The first guess would be bacteria. The malodor characteristic of sweat is not caused by sweat itself, but rather the bacteria on our skin. The bacteria react with sweat, skin cells and various gland secretions to produce volatile organic compounds. It is these compounds that produce the nauseating odor. The compounds cling to our clothes and make them stink.
So, one could argue that wet and damp clothes provide these bacteria with the perfect environment to live and breed in. The conditions accelerate their growth and therefore the intensity of the stench. However, this isn’t the case. Washing clothes by hand or in a washing machine effectively terminates all the bacteria. The conditions are perfect not for the growth of bacteria, but a form of fungus. The sour smell is caused by a fungus called mildew.
The musty smell is discharged from the fungus as it eats, grows and multiplies, releasing volatile organic compounds throughout the stages. Mildew colonizes many organic materials or plant fibers other than clothes, including leather and paper. However, it can only thrive when these materials are soaked in moisture. Other than moisture, they enjoy lower temperatures, which is why clothes washed in cold water tend to stink more.

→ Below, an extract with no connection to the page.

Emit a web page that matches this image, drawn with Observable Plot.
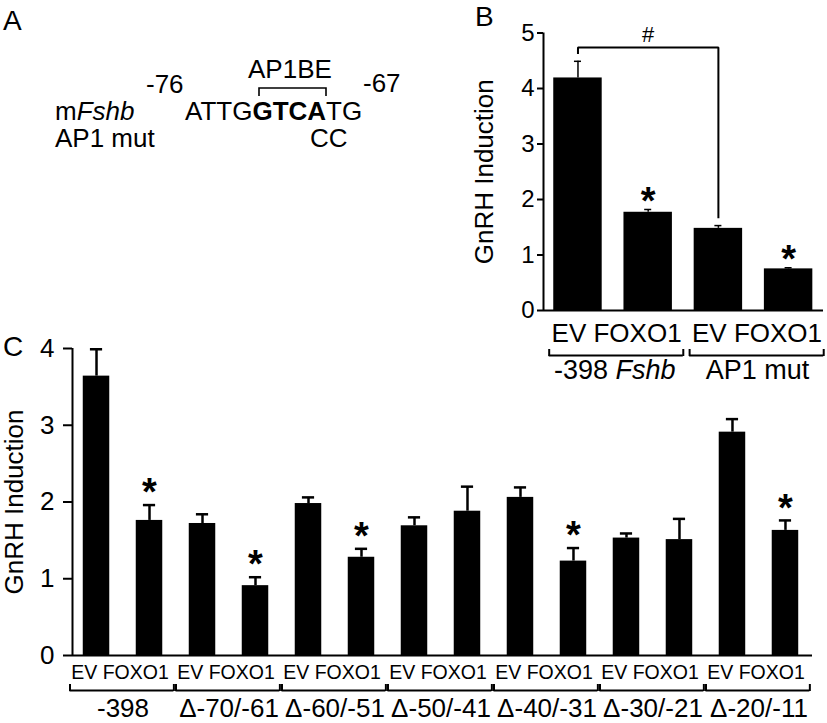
<!DOCTYPE html>
<html>
<head>
<meta charset="utf-8">
<script src="https://cdn.jsdelivr.net/npm/d3@7"></script>
<script src="https://cdn.jsdelivr.net/npm/@observablehq/plot@0.6"></script>
<style>
  html, body { margin: 0; padding: 0; background: #fff; }
  #fig { position: relative; width: 827px; height: 723px; background: #fff; overflow: hidden;
         font-family: "Liberation Sans", Arial, sans-serif; }
  #panelB { position: absolute; left: 420px; top: 0; }
  #panelC { position: absolute; left: 0; top: 330px; }
  #overlay { position: absolute; left: 0; top: 0; pointer-events: none; }
  svg text { font-family: "Liberation Sans", Arial, sans-serif; }
</style>
</head>
<body>
<div id="fig">
  <div id="panelC"></div>
  <div id="panelB"></div>
  <svg id="overlay" width="827" height="723" xmlns="http://www.w3.org/2000/svg">
    <g font-size="28" fill="#000">
      <text x="3" y="30">A</text>
      <text x="475" y="26">B</text>
      <text x="3" y="356">C</text>
    </g>
    <g font-size="26" fill="#000">
      <text x="146" y="93">-76</text>
      <text x="248" y="78">AP1BE</text>
      <text x="363" y="92">-67</text>
      <text x="55" y="120">m<tspan font-style="italic">Fshb</tspan></text>
      <text x="185" y="120">ATTG<tspan font-weight="bold">GTCA</tspan>TG</text>
      <text x="55" y="147">AP1 mut</text>
      <text x="310" y="147">CC</text>
    </g>
    <path d="M259,96 V88 H326 V96" fill="none" stroke="#000" stroke-width="1.6"/>
  </svg>
</div>
<script>
// ---------- Panel B data ----------
const conditionsB = ["EV", "FOXO1", "EV", "FOXO1"];
const groupNamesB = ["-398", "AP1 mut"];
const groupItalicB = ["Fshb", ""];
const valuesB = [4.19, 1.77, 1.48, 0.75];
const errorsB = [0.30, 0.05, 0.05, 0.02];
const starsB = [false, true, false, true];
const sigPairsB = [[0, 2]];
const sigSymbolsB = ["#"];

// ---------- Panel C data ----------
const conditionsC = ["EV", "FOXO1", "EV", "FOXO1", "EV", "FOXO1", "EV", "FOXO1", "EV", "FOXO1", "EV", "FOXO1", "EV", "FOXO1"];
const groupNamesC = ["-398", "Δ-70/-61", "Δ-60/-51", "Δ-50/-41", "Δ-40/-31", "Δ-30/-21", "Δ-20/-11"];
const valuesC = [3.64, 1.76, 1.72, 0.91, 1.98, 1.28, 1.69, 1.88, 2.06, 1.23, 1.53, 1.51, 2.91, 1.63];
const errorsC = [0.35, 0.20, 0.12, 0.11, 0.08, 0.11, 0.11, 0.32, 0.13, 0.17, 0.06, 0.27, 0.17, 0.13];
const starsC = [false, true, false, true, false, true, false, false, false, true, false, false, false, true];

const yTitle = "GnRH Induction";
const ticksB = [0, 1, 2, 3, 4, 5];
const ticksC = [0, 1, 2, 3, 4];

const FONT = "Liberation Sans, Arial, sans-serif";
const plotStyle = {background: "transparent", fontFamily: FONT, overflow: "visible"};

function makeBars(values, errors, stars, conditions) {
  return values.map((v, i) => ({i, v, cap: v + errors[i], star: stars[i], cond: conditions[i]}));
}
function makeGroups(names, italics, conditions) {
  return names.map((name, g) => {
    const first = g * 2, last = g * 2 + 1;
    return {name, italic: italics ? italics[g] : "", first, last, mid: (first + last) / 2,
            label: conditions.slice(first, last + 1).join(" ")};
  });
}

// ---------- Panel B ----------
const barsB = makeBars(valuesB, errorsB, starsB, conditionsB);
const groupsB = makeGroups(groupNamesB, groupItalicB, conditionsB);
const xDomB = [-0.491, 3.497];
const sigB = sigPairsB.map(([a, b], k) => {
  const top = Math.max(...barsB.slice(a, b + 1).map(d => d.cap)) + 0.25;
  return {a, b, top, sym: sigSymbolsB[k], mid: (a + b) / 2,
          pts: [{x: a, y: barsB[a].cap + 0.13}, {x: a, y: top}, {x: b, y: top}, {x: b, y: barsB[b].cap + 0.13}]};
});
const edgesB = groupsB.flatMap(g => [g.first - 0.41, g.last + 0.5]);

const plotB = Plot.plot({
  width: 407, height: 390,
  marginLeft: 123, marginRight: 4, marginTop: 32.5, marginBottom: 80,
  x: {domain: xDomB, axis: null},
  y: {domain: [0, 5], axis: null},
  style: plotStyle,
  marks: [
    Plot.rect(barsB, {x1: d => d.i - 0.345, x2: d => d.i + 0.345, y1: 0, y2: "v", fill: "black"}),
    Plot.ruleX(barsB, {x: "i", y1: "v", y2: "cap", strokeWidth: 1.5}),
    Plot.ruleY(barsB, {x1: d => d.i - 0.05, x2: d => d.i + 0.05, y: "cap", strokeWidth: 1.5}),
    Plot.text(barsB.filter(d => d.star), {x: "i", y: "cap", text: () => "*", fontSize: 38, fontWeight: "bold", dy: -8}),
    ...sigB.map(s => Plot.line(s.pts, {x: "x", y: "y", strokeWidth: 2, strokeLinejoin: "miter", strokeLinecap: "butt"})),
    Plot.text(sigB, {x: "mid", y: "top", text: "sym", fontSize: 22, dy: -12}),
    Plot.ruleY([0], {strokeWidth: 2}),
    Plot.ruleX([xDomB[0]], {y1: 0, y2: 5, strokeWidth: 2}),
    Plot.axisY({ticks: ticksB, tickSize: 6, tickPadding: 3, fontSize: 24, strokeWidth: 2, label: null, tickFormat: d => String(d)}),
    Plot.text([yTitle], {frameAnchor: "left", textAnchor: "middle", lineAnchor: "middle", rotate: -90, dx: -59, fontSize: 26}),
    Plot.text(groupsB, {x: "mid", y: 0, dy: 23, dx: 3.5, text: "label", fontSize: 26}),
    Plot.ruleY(groupsB, {x1: d => d.first - 0.41, x2: d => d.last + 0.5, y: 0, dy: 45, strokeWidth: 2}),
    Plot.ruleX(edgesB, {x: d => d, y1: 0, y2: 0, insetTop: 39, insetBottom: -46, strokeWidth: 2}),
    Plot.text(groupsB.filter(g => !g.italic), {x: "mid", y: 0, dy: 60, dx: 4, text: "name", fontSize: 27}),
    Plot.text(groupsB.filter(g => g.italic), {x: "mid", y: 0, dy: 60, dx: -5, text: "name", textAnchor: "end", fontSize: 27}),
    Plot.text(groupsB.filter(g => g.italic), {x: "mid", y: 0, dy: 60, dx: 2.5, text: "italic", textAnchor: "start", fontStyle: "italic", fontSize: 27})
  ]
});
document.getElementById("panelB").appendChild(plotB);

// ---------- Panel C ----------
const barsC = makeBars(valuesC, errorsC, starsC, conditionsC);
const groupsC = makeGroups(groupNamesC, null, conditionsC);
const xDomC = [-0.453, 13.51];
const edgesC = groupsC.flatMap(g => [g.first - 0.5, g.last + 0.46]);

const plotC = Plot.plot({
  width: 827, height: 393,
  marginLeft: 72, marginRight: 15, marginTop: 18, marginBottom: 68,
  x: {domain: xDomC, axis: null},
  y: {domain: [0, 4], axis: null},
  style: plotStyle,
  marks: [
    Plot.rect(barsC, {x1: d => d.i - 0.25, x2: d => d.i + 0.25, y1: 0, y2: "v", fill: "black"}),
    Plot.ruleX(barsC, {x: "i", y1: "v", y2: "cap", strokeWidth: 2.5}),
    Plot.ruleY(barsC, {x1: d => d.i - 0.115, x2: d => d.i + 0.115, y: "cap", strokeWidth: 2.5}),
    Plot.text(barsC.filter(d => d.star), {x: "i", y: "cap", text: () => "*", fontSize: 38, fontWeight: "bold", dy: -12}),
    Plot.ruleY([0], {strokeWidth: 2}),
    Plot.ruleX([xDomC[0]], {y1: 0, y2: 4, strokeWidth: 2}),
    Plot.axisY({ticks: ticksC, tickSize: 9, tickPadding: 9, fontSize: 26, strokeWidth: 2, label: null, tickFormat: d => String(d)}),
    Plot.text([yTitle], {frameAnchor: "left", textAnchor: "middle", lineAnchor: "middle", rotate: -90, dx: -58, fontSize: 26}),
    Plot.text(groupsC, {x: "mid", y: 0, dy: 17, dx: -3, text: "label", fontSize: 19.5}),
    Plot.ruleY(groupsC, {x1: d => d.first - 0.5, x2: d => d.last + 0.46, y: 0, dy: 35, strokeWidth: 2}),
    Plot.ruleX(edgesC, {x: d => d, y1: 0, y2: 0, insetTop: 29, insetBottom: -36, strokeWidth: 2}),
    Plot.text(groupsC, {x: "mid", y: 0, dy: 53, text: "name", fontSize: 26})
  ]
});
document.getElementById("panelC").appendChild(plotC);
</script>
</body>
</html>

How to get rid of the smell
One must ensure that clothes aren’t folded and stored in closets when they are even mildly damp. The low temperature inside enclosed closets will exacerbate the odor, which someone will quite easily smell when you will wear the clothes later.
To deter the onset of mildew and its characteristic smell, it is recommended to add vinegar to the mix, as it is an effective disinfectant. It is also recommended to use conditioners to adorn the scent bestowed by laundry detergents.
Let’s not forget that mildew grows in colder environments, so you should wash your clothes in warm water. Using heated water has two advantages: it kills both bacteria and certain species of fungi that may spawn on your clothes. However, while these are mere precautions, the best solution remains, of course, drying your clothes as soon as they’re done being washed.